Psalm 107:33 New Living Translation (NLT)
Years ago, I used to sing a lot of karaoke…like every night. Of course, years ago, I also drank like a fish and acted like an idiot most of the time, but that’s beside the point. As I was saying, I used to sing a lot of karaoke. One of the songs I sang was a country song by Jamie O’Neal called, “There is No Arizona.” This song was one of my favorites because I had lived such a closed off little life that I often felt like the promises that God had for me must have been a lot like that painted desert that Jamie talked about in the song. Oddly, this past week I found myself traveling for the first time in years and as luck would have it (luck really had nothing to do with it), I ended up going to Scottsdale, Arizona for a week for a conference. The whole experience gave me a lot of time to think about the last ten or fifteen years of my life and how God puts the pieces of the puzzle together in His timing, not ours. And with all of the firsts I experienced during this trip; my first time flying out west, my first time catching a connecting flight, my first time being away from my daughter for more than a few days, my first time spending so much time alone away from all of my family and friends, etc.), one of the most important firsts I experienced was that for the first time in many years, I realized that I’m going to be okay. And that in this particular case, the grass is truly greener at home.

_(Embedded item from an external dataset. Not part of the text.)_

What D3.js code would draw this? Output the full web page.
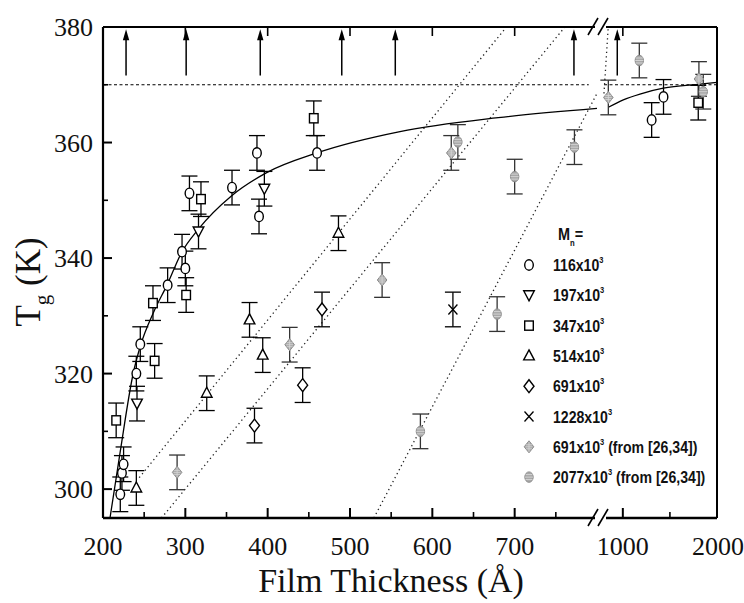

Over the last fifteen years, I’ve been many things to many people. I’ve been a wife, a mother, a sister, an aunt, a friend (though not always a good one), a shoulder to cry on, a lover, and an enemy…sometimes several of those roles intersected, but more often than not, I was running from place to place trying to figure out which hat I should wear into the next exchange. I’ve loved and lost, and then loved some more and lost a little more as well. Through it all, the one thing that remained constant was that God was there for me. He was ready to listen at all times. When I was terrified by the life I found myself living, I cried out to Him and He told me how to get out of it. When I figured out that what should have been a shelter was actually more like a prison, He gave me the key and opened the doors of my “cell” wide so that I could finally be free. When I was struggling to believe that He wanted anything to do with me and I tested His love for me time after time, He was waiting there for me with open arms. My God never left me. And He didn’t make me any promises that He hasn’t kept or isn’t in the process of keeping.
Life has been scary, it has been two steps forward and three steps back most of the time. I’ve had weeks when I wasn’t sure how I was going to buy groceries and then weeks like this one where on three separate occasions, I found myself sitting in a fancy restaurant enjoying a meal fit for a queen. “You prepare a table before me in the presence of my enemies. You anoint my head with oil; my cup overflows,” Psalm 23:5 NIV. My point is that one day you can be at the bottom of a pit and then, just like that, you can be sitting on top of the world. But you must trust Him. Whatever He is bringing you through is meant to be part of your testimony as to how wonderful and mighty He is. He loves you and He has written a wonderful story for you, not just a heartbreaking love song that leaves you feeling empty and hurt. Trust Him, He is not just something we hear about. God is real and alive and He’s on your side.